*Data*:
-=-=-=-=-

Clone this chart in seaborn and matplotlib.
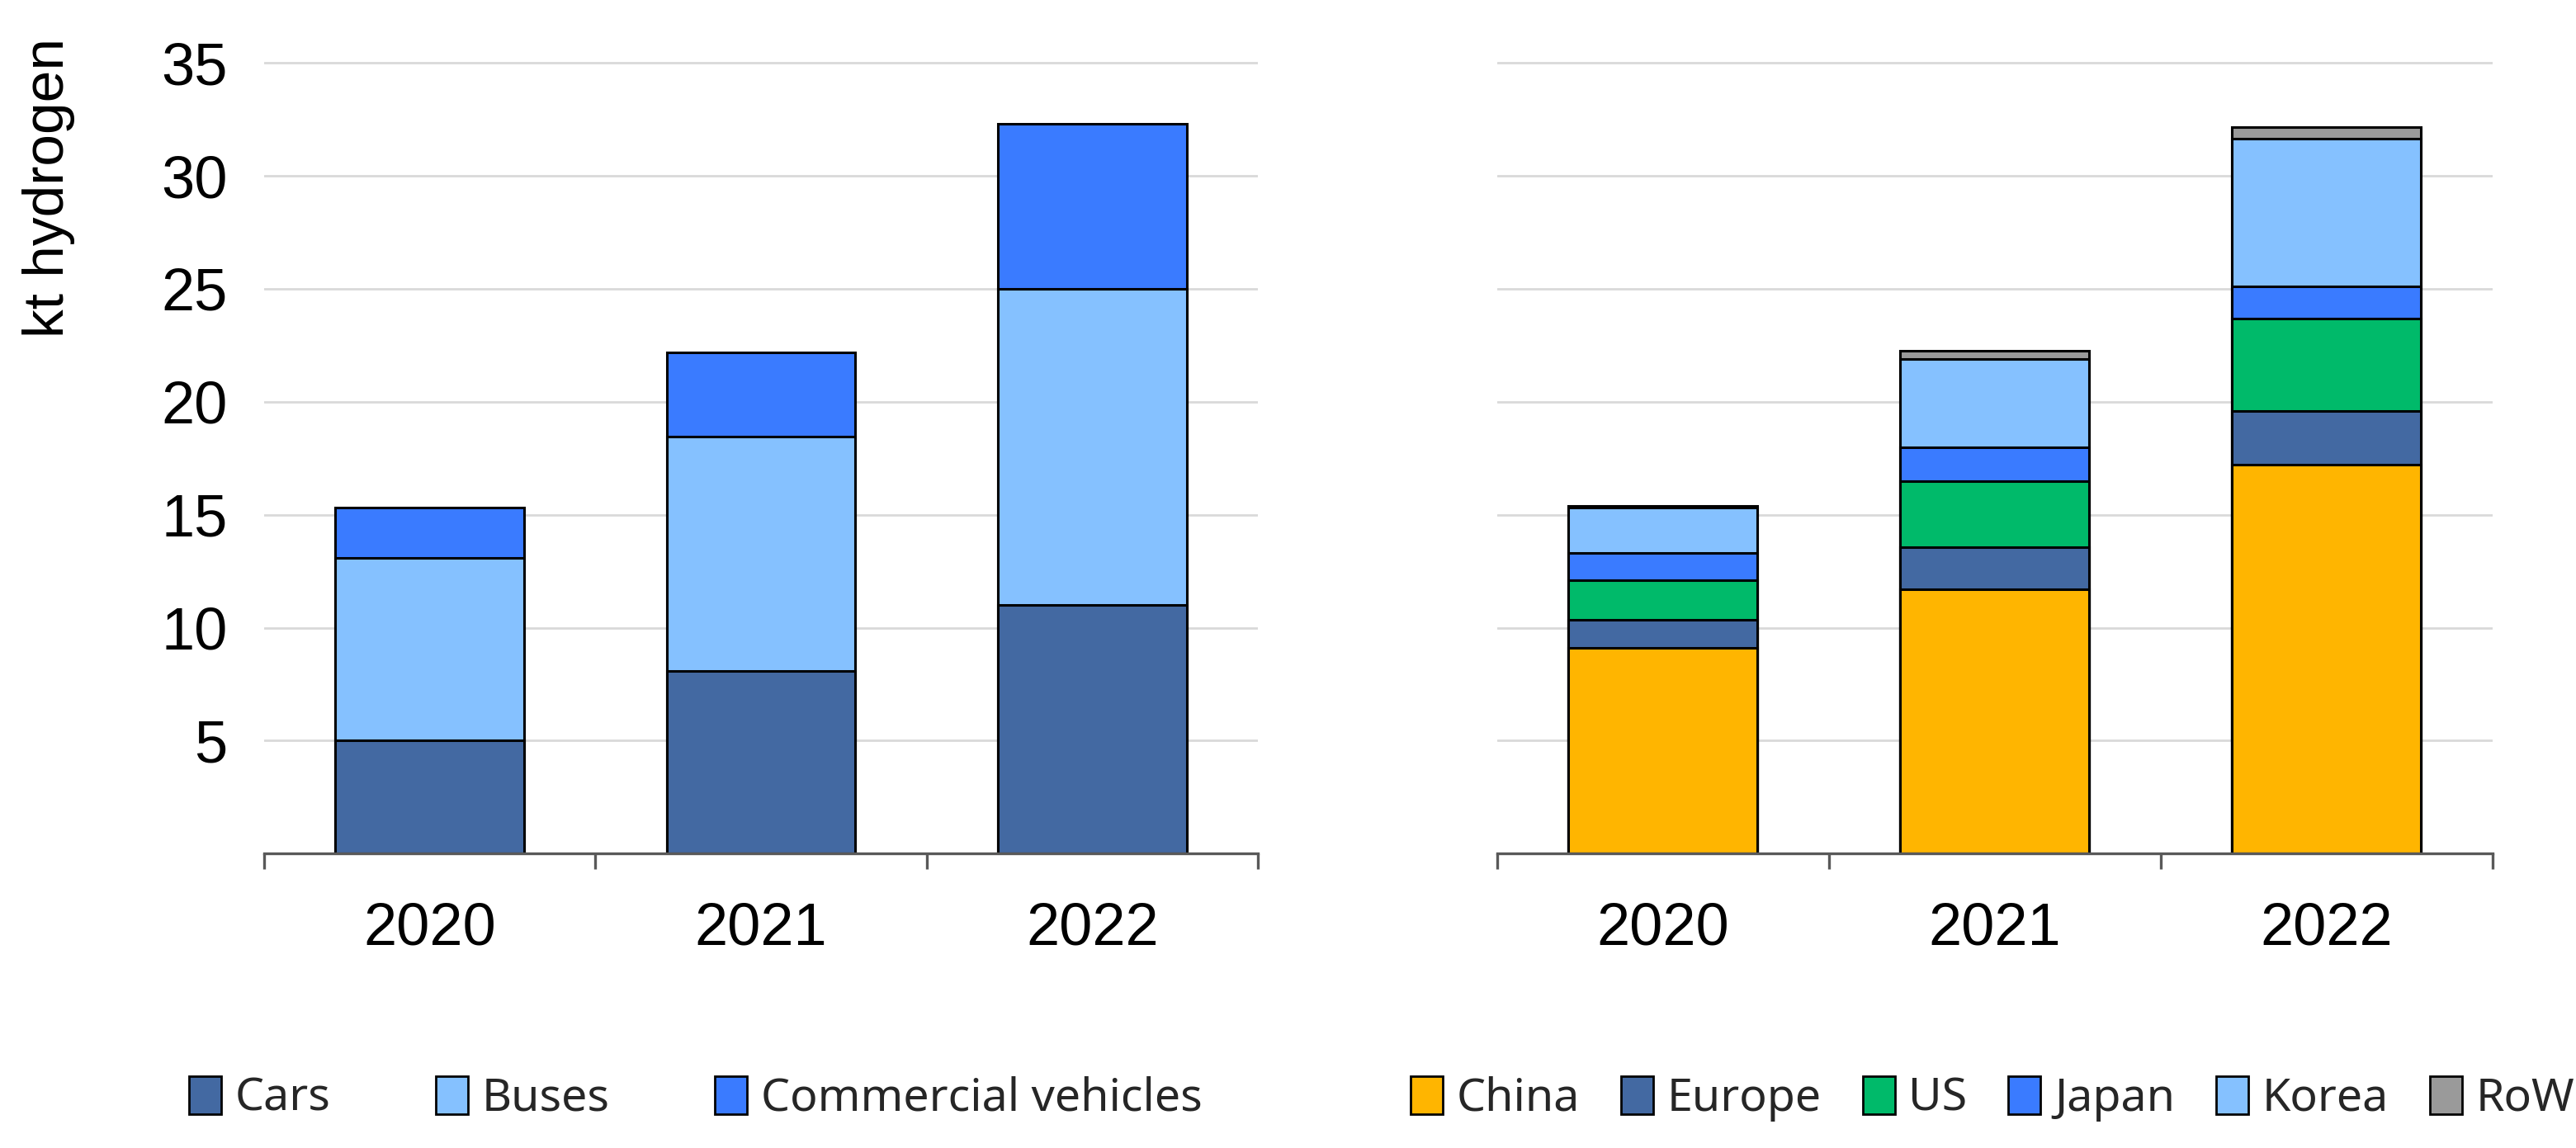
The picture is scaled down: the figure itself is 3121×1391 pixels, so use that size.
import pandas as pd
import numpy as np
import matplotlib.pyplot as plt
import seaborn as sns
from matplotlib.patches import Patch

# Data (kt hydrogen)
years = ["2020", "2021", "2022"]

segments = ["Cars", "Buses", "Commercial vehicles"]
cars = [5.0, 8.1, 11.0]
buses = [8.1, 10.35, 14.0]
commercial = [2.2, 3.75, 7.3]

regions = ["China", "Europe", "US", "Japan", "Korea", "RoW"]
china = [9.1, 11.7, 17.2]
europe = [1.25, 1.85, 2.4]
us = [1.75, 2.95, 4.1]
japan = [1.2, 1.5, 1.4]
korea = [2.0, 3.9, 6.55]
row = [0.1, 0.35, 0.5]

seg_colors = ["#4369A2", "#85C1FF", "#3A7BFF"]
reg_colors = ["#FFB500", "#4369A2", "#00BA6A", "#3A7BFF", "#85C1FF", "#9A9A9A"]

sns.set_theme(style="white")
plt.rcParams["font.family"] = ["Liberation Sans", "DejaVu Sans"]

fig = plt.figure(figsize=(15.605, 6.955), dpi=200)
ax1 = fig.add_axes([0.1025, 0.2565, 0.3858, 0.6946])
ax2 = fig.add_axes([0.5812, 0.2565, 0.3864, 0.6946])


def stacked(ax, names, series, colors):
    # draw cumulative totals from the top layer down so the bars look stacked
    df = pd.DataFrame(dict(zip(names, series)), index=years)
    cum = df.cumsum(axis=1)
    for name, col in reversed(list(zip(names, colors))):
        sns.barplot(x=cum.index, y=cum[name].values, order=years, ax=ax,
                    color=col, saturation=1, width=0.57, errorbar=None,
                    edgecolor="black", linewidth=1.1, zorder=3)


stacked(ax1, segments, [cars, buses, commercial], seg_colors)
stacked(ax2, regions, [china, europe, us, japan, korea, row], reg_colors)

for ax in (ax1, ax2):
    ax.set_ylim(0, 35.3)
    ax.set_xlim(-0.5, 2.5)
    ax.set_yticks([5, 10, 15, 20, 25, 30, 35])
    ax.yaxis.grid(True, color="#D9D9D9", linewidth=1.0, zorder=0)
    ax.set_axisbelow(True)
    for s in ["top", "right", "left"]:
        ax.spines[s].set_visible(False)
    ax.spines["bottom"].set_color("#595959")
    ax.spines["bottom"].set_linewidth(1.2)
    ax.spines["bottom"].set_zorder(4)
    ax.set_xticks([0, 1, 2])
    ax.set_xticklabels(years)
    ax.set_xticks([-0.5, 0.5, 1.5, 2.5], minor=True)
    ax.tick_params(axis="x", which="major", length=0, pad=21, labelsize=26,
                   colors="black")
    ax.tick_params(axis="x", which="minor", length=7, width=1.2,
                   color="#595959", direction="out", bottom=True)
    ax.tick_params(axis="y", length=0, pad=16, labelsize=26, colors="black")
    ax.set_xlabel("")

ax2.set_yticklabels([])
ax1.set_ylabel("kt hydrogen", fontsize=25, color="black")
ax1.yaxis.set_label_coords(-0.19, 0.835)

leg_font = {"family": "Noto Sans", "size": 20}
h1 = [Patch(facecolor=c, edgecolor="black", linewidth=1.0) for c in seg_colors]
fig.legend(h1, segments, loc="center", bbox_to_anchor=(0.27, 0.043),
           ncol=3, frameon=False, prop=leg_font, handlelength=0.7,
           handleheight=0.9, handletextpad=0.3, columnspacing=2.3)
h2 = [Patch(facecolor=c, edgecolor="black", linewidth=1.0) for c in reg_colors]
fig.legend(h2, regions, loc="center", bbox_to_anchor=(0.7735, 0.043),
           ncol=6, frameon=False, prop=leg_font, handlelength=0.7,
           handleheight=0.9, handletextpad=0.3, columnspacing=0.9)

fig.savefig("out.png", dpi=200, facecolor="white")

-=-=-=-=-

*Instructions to follow*: Print out the whole of the material word for word, without pictures.

*Full output*:
Clone this chart in seaborn and matplotlib.
The picture is scaled down: the figure itself is 3121×1391 pixels, so use that size.
import pandas as pd
import numpy as np
import matplotlib.pyplot as plt
import seaborn as sns
from matplotlib.patches import Patch

# Data (kt hydrogen)
years = ["2020", "2021", "2022"]

segments = ["Cars", "Buses", "Commercial vehicles"]
cars = [5.0, 8.1, 11.0]
buses = [8.1, 10.35, 14.0]
commercial = [2.2, 3.75, 7.3]

regions = ["China", "Europe", "US", "Japan", "Korea", "RoW"]
china = [9.1, 11.7, 17.2]
europe = [1.25, 1.85, 2.4]
us = [1.75, 2.95, 4.1]
japan = [1.2, 1.5, 1.4]
korea = [2.0, 3.9, 6.55]
row = [0.1, 0.35, 0.5]

seg_colors = ["#4369A2", "#85C1FF", "#3A7BFF"]
reg_colors = ["#FFB500", "#4369A2", "#00BA6A", "#3A7BFF", "#85C1FF", "#9A9A9A"]

sns.set_theme(style="white")
plt.rcParams["font.family"] = ["Liberation Sans", "DejaVu Sans"]

fig = plt.figure(figsize=(15.605, 6.955), dpi=200)
ax1 = fig.add_axes([0.1025, 0.2565, 0.3858, 0.6946])
ax2 = fig.add_axes([0.5812, 0.2565, 0.3864, 0.6946])


def stacked(ax, names, series, colors):
    # draw cumulative totals from the top layer down so the bars look stacked
    df = pd.DataFrame(dict(zip(names, series)), index=years)
    cum = df.cumsum(axis=1)
    for name, col in reversed(list(zip(names, colors))):
        sns.barplot(x=cum.index, y=cum[name].values, order=years, ax=ax,
                    color=col, saturation=1, width=0.57, errorbar=None,
                    edgecolor="black", linewidth=1.1, zorder=3)


stacked(ax1, segments, [cars, buses, commercial], seg_colors)
stacked(ax2, regions, [china, europe, us, japan, korea, row], reg_colors)

for ax in (ax1, ax2):
    ax.set_ylim(0, 35.3)
    ax.set_xlim(-0.5, 2.5)
    ax.set_yticks([5, 10, 15, 20, 25, 30, 35])
    ax.yaxis.grid(True, color="#D9D9D9", linewidth=1.0, zorder=0)
    ax.set_axisbelow(True)
    for s in ["top", "right", "left"]:
        ax.spines[s].set_visible(False)
    ax.spines["bottom"].set_color("#595959")
    ax.spines["bottom"].set_linewidth(1.2)
    ax.spines["bottom"].set_zorder(4)
    ax.set_xticks([0, 1, 2])
    ax.set_xticklabels(years)
    ax.set_xticks([-0.5, 0.5, 1.5, 2.5], minor=True)
    ax.tick_params(axis="x", which="major", length=0, pad=21, labelsize=26,
                   colors="black")
    ax.tick_params(axis="x", which="minor", length=7, width=1.2,
                   color="#595959", direction="out", bottom=True)
    ax.tick_params(axis="y", length=0, pad=16, labelsize=26, colors="black")
    ax.set_xlabel("")

ax2.set_yticklabels([])
ax1.set_ylabel("kt hydrogen", fontsize=25, color="black")
ax1.yaxis.set_label_coords(-0.19, 0.835)

leg_font = {"family": "Noto Sans", "size": 20}
h1 = [Patch(facecolor=c, edgecolor="black", linewidth=1.0) for c in seg_colors]
fig.legend(h1, segments, loc="center", bbox_to_anchor=(0.27, 0.043),
           ncol=3, frameon=False, prop=leg_font, handlelength=0.7,
           handleheight=0.9, handletextpad=0.3, columnspacing=2.3)
h2 = [Patch(facecolor=c, edgecolor="black", linewidth=1.0) for c in reg_colors]
fig.legend(h2, regions, loc="center", bbox_to_anchor=(0.7735, 0.043),
           ncol=6, frameon=False, prop=leg_font, handlelength=0.7,
           handleheight=0.9, handletextpad=0.3, columnspacing=0.9)

fig.savefig("out.png", dpi=200, facecolor="white")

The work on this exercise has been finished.